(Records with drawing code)

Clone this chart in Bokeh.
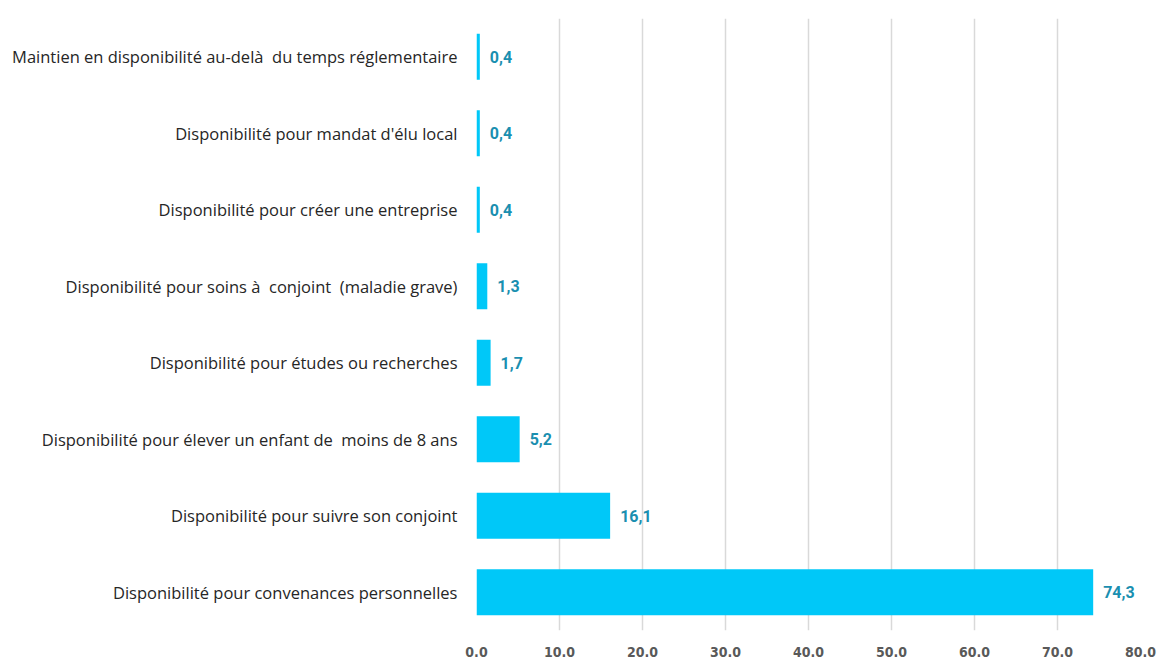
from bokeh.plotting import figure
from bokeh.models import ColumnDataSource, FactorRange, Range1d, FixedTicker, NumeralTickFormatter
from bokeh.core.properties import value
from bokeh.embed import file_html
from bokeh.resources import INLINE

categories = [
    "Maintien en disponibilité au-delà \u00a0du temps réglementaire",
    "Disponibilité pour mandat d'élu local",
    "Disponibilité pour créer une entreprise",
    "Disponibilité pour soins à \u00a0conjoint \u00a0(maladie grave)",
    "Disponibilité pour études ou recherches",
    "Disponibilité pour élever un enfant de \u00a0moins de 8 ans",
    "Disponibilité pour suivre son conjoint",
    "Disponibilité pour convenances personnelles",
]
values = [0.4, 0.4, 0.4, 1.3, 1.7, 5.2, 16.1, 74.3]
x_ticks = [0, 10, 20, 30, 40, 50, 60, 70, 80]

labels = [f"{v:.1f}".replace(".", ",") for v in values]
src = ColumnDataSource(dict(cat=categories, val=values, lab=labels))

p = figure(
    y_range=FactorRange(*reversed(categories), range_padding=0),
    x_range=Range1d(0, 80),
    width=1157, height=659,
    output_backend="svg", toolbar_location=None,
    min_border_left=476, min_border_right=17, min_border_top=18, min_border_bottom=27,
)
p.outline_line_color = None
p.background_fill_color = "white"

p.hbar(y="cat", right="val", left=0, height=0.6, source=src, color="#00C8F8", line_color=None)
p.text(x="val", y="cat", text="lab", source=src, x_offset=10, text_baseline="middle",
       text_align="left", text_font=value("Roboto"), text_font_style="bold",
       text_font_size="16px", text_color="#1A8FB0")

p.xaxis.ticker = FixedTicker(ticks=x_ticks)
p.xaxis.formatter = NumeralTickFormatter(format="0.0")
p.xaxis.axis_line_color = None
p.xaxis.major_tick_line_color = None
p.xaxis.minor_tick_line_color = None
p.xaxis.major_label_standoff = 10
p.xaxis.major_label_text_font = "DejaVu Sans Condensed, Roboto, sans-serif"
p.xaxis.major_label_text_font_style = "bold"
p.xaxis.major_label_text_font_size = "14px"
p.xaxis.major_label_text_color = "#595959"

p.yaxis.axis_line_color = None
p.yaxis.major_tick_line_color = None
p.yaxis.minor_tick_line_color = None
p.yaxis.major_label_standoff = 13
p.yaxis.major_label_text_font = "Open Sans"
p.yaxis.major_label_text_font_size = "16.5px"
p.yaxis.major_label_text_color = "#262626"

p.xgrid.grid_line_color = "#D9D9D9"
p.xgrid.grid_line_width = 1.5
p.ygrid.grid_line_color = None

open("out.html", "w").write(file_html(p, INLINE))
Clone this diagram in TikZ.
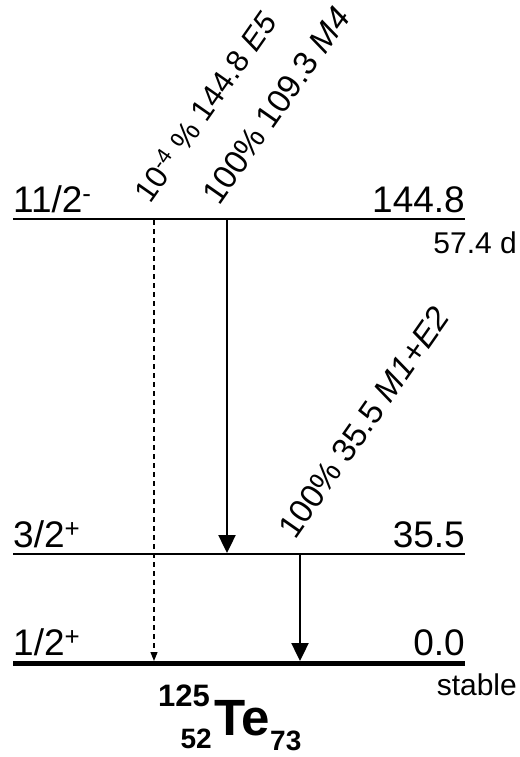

Goal
Take the material above from its first line through the line holding "from bokeh.resources import INLINE" and set it down exactly, without the pictures.

Finished exercise
Clone this chart in Bokeh.
from bokeh.plotting import figure
from bokeh.models import ColumnDataSource, FactorRange, Range1d, FixedTicker, NumeralTickFormatter
from bokeh.core.properties import value
from bokeh.embed import file_html
from bokeh.resources import INLINE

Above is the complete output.